Data block:
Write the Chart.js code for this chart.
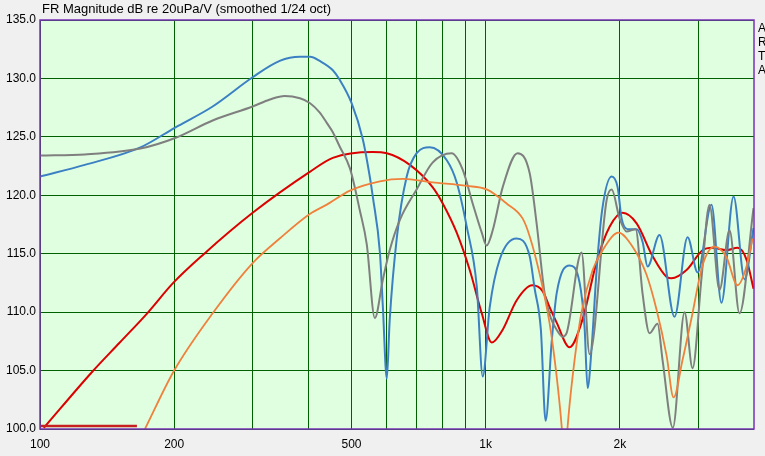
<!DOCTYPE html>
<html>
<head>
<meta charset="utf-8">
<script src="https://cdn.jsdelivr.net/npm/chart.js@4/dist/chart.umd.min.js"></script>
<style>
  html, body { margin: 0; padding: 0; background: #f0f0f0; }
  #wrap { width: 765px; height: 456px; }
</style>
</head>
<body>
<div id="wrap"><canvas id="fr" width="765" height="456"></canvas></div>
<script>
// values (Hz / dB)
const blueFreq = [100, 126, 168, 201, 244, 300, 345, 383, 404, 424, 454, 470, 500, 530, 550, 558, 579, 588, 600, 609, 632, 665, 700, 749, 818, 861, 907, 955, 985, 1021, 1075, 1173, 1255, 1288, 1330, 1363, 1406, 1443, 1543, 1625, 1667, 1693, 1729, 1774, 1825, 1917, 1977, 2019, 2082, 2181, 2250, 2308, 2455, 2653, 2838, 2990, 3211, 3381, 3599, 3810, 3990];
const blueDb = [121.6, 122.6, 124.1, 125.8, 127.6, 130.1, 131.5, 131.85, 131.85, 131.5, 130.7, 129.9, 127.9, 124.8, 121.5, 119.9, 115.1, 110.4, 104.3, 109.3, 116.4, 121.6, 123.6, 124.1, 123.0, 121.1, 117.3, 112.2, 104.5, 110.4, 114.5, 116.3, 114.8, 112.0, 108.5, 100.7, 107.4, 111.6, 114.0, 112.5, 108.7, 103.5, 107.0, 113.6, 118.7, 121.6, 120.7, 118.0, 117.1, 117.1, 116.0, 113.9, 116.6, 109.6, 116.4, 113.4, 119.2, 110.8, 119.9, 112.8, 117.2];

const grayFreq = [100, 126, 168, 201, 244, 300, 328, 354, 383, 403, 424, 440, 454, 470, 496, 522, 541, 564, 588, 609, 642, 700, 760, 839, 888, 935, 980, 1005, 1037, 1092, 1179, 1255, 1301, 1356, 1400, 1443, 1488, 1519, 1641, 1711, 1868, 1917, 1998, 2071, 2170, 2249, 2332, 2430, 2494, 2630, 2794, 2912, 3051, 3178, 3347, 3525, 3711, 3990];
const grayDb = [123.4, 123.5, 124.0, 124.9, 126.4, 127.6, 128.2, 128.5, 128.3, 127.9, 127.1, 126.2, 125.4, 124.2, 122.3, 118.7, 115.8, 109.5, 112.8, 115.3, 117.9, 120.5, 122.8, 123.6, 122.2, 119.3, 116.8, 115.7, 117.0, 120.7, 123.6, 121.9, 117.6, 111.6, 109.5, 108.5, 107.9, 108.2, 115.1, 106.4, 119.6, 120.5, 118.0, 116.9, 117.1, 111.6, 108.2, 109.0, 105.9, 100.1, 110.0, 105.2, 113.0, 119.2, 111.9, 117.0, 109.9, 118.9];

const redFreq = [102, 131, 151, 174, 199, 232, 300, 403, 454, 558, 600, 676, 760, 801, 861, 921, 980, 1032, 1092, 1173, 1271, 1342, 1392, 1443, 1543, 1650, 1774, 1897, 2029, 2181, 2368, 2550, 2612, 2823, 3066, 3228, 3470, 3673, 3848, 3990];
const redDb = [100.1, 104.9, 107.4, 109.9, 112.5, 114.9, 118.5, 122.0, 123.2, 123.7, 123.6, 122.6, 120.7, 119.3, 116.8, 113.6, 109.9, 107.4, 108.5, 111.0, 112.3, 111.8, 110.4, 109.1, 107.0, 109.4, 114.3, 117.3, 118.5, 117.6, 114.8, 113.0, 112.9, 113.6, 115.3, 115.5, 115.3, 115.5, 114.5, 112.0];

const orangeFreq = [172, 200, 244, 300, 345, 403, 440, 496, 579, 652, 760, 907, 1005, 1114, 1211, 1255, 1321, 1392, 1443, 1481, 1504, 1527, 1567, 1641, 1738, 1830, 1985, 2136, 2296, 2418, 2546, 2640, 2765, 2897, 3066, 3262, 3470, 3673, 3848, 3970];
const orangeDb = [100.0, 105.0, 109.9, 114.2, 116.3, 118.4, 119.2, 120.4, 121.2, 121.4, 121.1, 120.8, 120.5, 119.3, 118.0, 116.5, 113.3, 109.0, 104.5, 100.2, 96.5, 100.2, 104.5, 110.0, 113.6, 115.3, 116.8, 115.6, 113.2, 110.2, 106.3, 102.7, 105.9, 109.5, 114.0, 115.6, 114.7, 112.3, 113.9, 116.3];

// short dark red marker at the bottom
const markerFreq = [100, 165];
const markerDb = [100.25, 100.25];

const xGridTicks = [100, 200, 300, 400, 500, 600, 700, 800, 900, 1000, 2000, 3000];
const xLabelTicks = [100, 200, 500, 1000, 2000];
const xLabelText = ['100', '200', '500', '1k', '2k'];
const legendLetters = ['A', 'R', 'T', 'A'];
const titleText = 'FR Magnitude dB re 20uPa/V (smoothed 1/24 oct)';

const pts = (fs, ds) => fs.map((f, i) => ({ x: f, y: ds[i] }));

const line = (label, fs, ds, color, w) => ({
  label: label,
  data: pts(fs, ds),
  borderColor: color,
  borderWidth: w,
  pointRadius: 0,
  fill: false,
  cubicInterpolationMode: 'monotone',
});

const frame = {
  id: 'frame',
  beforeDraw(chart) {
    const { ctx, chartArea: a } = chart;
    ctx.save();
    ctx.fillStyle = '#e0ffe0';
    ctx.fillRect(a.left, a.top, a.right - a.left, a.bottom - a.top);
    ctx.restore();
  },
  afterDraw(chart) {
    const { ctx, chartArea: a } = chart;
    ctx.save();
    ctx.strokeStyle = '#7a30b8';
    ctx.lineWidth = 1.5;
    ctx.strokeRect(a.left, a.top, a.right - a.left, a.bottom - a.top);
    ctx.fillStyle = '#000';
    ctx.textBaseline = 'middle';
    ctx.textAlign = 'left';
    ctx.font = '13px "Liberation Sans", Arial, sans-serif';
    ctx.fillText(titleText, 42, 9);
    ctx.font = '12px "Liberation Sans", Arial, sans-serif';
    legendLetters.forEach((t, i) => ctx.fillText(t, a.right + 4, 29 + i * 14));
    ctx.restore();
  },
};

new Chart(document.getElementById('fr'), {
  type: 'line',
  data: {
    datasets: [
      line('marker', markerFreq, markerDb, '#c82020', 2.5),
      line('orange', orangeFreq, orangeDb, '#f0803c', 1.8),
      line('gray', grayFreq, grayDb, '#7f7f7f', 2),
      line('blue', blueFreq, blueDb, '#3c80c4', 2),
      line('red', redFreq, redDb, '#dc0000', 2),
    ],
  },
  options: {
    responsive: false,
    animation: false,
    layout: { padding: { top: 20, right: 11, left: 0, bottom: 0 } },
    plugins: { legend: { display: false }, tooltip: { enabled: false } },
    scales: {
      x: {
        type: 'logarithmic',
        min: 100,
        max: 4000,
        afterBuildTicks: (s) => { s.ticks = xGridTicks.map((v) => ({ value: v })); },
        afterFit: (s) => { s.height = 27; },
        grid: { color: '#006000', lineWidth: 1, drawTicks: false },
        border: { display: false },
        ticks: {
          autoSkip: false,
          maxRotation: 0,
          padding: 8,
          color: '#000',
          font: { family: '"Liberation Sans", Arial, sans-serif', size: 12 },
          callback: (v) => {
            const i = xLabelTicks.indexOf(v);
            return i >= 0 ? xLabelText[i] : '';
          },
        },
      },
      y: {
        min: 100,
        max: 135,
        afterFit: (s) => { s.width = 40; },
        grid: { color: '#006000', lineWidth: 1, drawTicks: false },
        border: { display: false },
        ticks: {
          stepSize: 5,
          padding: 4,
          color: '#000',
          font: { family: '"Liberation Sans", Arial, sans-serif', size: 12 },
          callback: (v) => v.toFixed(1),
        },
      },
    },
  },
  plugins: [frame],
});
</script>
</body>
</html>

Task to complete: Reproduce the whole listing above word for word, but not its pictures.

Answer for this exercise:
Write the Chart.js code for this chart.
<!DOCTYPE html>
<html>
<head>
<meta charset="utf-8">
<script src="https://cdn.jsdelivr.net/npm/chart.js@4/dist/chart.umd.min.js"></script>
<style>
  html, body { margin: 0; padding: 0; background: #f0f0f0; }
  #wrap { width: 765px; height: 456px; }
</style>
</head>
<body>
<div id="wrap"><canvas id="fr" width="765" height="456"></canvas></div>
<script>
// values (Hz / dB)
const blueFreq = [100, 126, 168, 201, 244, 300, 345, 383, 404, 424, 454, 470, 500, 530, 550, 558, 579, 588, 600, 609, 632, 665, 700, 749, 818, 861, 907, 955, 985, 1021, 1075, 1173, 1255, 1288, 1330, 1363, 1406, 1443, 1543, 1625, 1667, 1693, 1729, 1774, 1825, 1917, 1977, 2019, 2082, 2181, 2250, 2308, 2455, 2653, 2838, 2990, 3211, 3381, 3599, 3810, 3990];
const blueDb = [121.6, 122.6, 124.1, 125.8, 127.6, 130.1, 131.5, 131.85, 131.85, 131.5, 130.7, 129.9, 127.9, 124.8, 121.5, 119.9, 115.1, 110.4, 104.3, 109.3, 116.4, 121.6, 123.6, 124.1, 123.0, 121.1, 117.3, 112.2, 104.5, 110.4, 114.5, 116.3, 114.8, 112.0, 108.5, 100.7, 107.4, 111.6, 114.0, 112.5, 108.7, 103.5, 107.0, 113.6, 118.7, 121.6, 120.7, 118.0, 117.1, 117.1, 116.0, 113.9, 116.6, 109.6, 116.4, 113.4, 119.2, 110.8, 119.9, 112.8, 117.2];

const grayFreq = [100, 126, 168, 201, 244, 300, 328, 354, 383, 403, 424, 440, 454, 470, 496, 522, 541, 564, 588, 609, 642, 700, 760, 839, 888, 935, 980, 1005, 1037, 1092, 1179, 1255, 1301, 1356, 1400, 1443, 1488, 1519, 1641, 1711, 1868, 1917, 1998, 2071, 2170, 2249, 2332, 2430, 2494, 2630, 2794, 2912, 3051, 3178, 3347, 3525, 3711, 3990];
const grayDb = [123.4, 123.5, 124.0, 124.9, 126.4, 127.6, 128.2, 128.5, 128.3, 127.9, 127.1, 126.2, 125.4, 124.2, 122.3, 118.7, 115.8, 109.5, 112.8, 115.3, 117.9, 120.5, 122.8, 123.6, 122.2, 119.3, 116.8, 115.7, 117.0, 120.7, 123.6, 121.9, 117.6, 111.6, 109.5, 108.5, 107.9, 108.2, 115.1, 106.4, 119.6, 120.5, 118.0, 116.9, 117.1, 111.6, 108.2, 109.0, 105.9, 100.1, 110.0, 105.2, 113.0, 119.2, 111.9, 117.0, 109.9, 118.9];

const redFreq = [102, 131, 151, 174, 199, 232, 300, 403, 454, 558, 600, 676, 760, 801, 861, 921, 980, 1032, 1092, 1173, 1271, 1342, 1392, 1443, 1543, 1650, 1774, 1897, 2029, 2181, 2368, 2550, 2612, 2823, 3066, 3228, 3470, 3673, 3848, 3990];
const redDb = [100.1, 104.9, 107.4, 109.9, 112.5, 114.9, 118.5, 122.0, 123.2, 123.7, 123.6, 122.6, 120.7, 119.3, 116.8, 113.6, 109.9, 107.4, 108.5, 111.0, 112.3, 111.8, 110.4, 109.1, 107.0, 109.4, 114.3, 117.3, 118.5, 117.6, 114.8, 113.0, 112.9, 113.6, 115.3, 115.5, 115.3, 115.5, 114.5, 112.0];

const orangeFreq = [172, 200, 244, 300, 345, 403, 440, 496, 579, 652, 760, 907, 1005, 1114, 1211, 1255, 1321, 1392, 1443, 1481, 1504, 1527, 1567, 1641, 1738, 1830, 1985, 2136, 2296, 2418, 2546, 2640, 2765, 2897, 3066, 3262, 3470, 3673, 3848, 3970];
const orangeDb = [100.0, 105.0, 109.9, 114.2, 116.3, 118.4, 119.2, 120.4, 121.2, 121.4, 121.1, 120.8, 120.5, 119.3, 118.0, 116.5, 113.3, 109.0, 104.5, 100.2, 96.5, 100.2, 104.5, 110.0, 113.6, 115.3, 116.8, 115.6, 113.2, 110.2, 106.3, 102.7, 105.9, 109.5, 114.0, 115.6, 114.7, 112.3, 113.9, 116.3];

// short dark red marker at the bottom
const markerFreq = [100, 165];
const markerDb = [100.25, 100.25];

const xGridTicks = [100, 200, 300, 400, 500, 600, 700, 800, 900, 1000, 2000, 3000];
const xLabelTicks = [100, 200, 500, 1000, 2000];
const xLabelText = ['100', '200', '500', '1k', '2k'];
const legendLetters = ['A', 'R', 'T', 'A'];
const titleText = 'FR Magnitude dB re 20uPa/V (smoothed 1/24 oct)';

const pts = (fs, ds) => fs.map((f, i) => ({ x: f, y: ds[i] }));

const line = (label, fs, ds, color, w) => ({
  label: label,
  data: pts(fs, ds),
  borderColor: color,
  borderWidth: w,
  pointRadius: 0,
  fill: false,
  cubicInterpolationMode: 'monotone',
});

const frame = {
  id: 'frame',
  beforeDraw(chart) {
    const { ctx, chartArea: a } = chart;
    ctx.save();
    ctx.fillStyle = '#e0ffe0';
    ctx.fillRect(a.left, a.top, a.right - a.left, a.bottom - a.top);
    ctx.restore();
  },
  afterDraw(chart) {
    const { ctx, chartArea: a } = chart;
    ctx.save();
    ctx.strokeStyle = '#7a30b8';
    ctx.lineWidth = 1.5;
    ctx.strokeRect(a.left, a.top, a.right - a.left, a.bottom - a.top);
    ctx.fillStyle = '#000';
    ctx.textBaseline = 'middle';
    ctx.textAlign = 'left';
    ctx.font = '13px "Liberation Sans", Arial, sans-serif';
    ctx.fillText(titleText, 42, 9);
    ctx.font = '12px "Liberation Sans", Arial, sans-serif';
    legendLetters.forEach((t, i) => ctx.fillText(t, a.right + 4, 29 + i * 14));
    ctx.restore();
  },
};

new Chart(document.getElementById('fr'), {
  type: 'line',
  data: {
    datasets: [
      line('marker', markerFreq, markerDb, '#c82020', 2.5),
      line('orange', orangeFreq, orangeDb, '#f0803c', 1.8),
      line('gray', grayFreq, grayDb, '#7f7f7f', 2),
      line('blue', blueFreq, blueDb, '#3c80c4', 2),
      line('red', redFreq, redDb, '#dc0000', 2),
    ],
  },
  options: {
    responsive: false,
    animation: false,
    layout: { padding: { top: 20, right: 11, left: 0, bottom: 0 } },
    plugins: { legend: { display: false }, tooltip: { enabled: false } },
    scales: {
      x: {
        type: 'logarithmic',
        min: 100,
        max: 4000,
        afterBuildTicks: (s) => { s.ticks = xGridTicks.map((v) => ({ value: v })); },
        afterFit: (s) => { s.height = 27; },
        grid: { color: '#006000', lineWidth: 1, drawTicks: false },
        border: { display: false },
        ticks: {
          autoSkip: false,
          maxRotation: 0,
          padding: 8,
          color: '#000',
          font: { family: '"Liberation Sans", Arial, sans-serif', size: 12 },
          callback: (v) => {
            const i = xLabelTicks.indexOf(v);
            return i >= 0 ? xLabelText[i] : '';
          },
        },
      },
      y: {
        min: 100,
        max: 135,
        afterFit: (s) => { s.width = 40; },
        grid: { color: '#006000', lineWidth: 1, drawTicks: false },
        border: { display: false },
        ticks: {
          stepSize: 5,
          padding: 4,
          color: '#000',
          font: { family: '"Liberation Sans", Arial, sans-serif', size: 12 },
          callback: (v) => v.toFixed(1),
        },
      },
    },
  },
  plugins: [frame],
});
</script>
</body>
</html>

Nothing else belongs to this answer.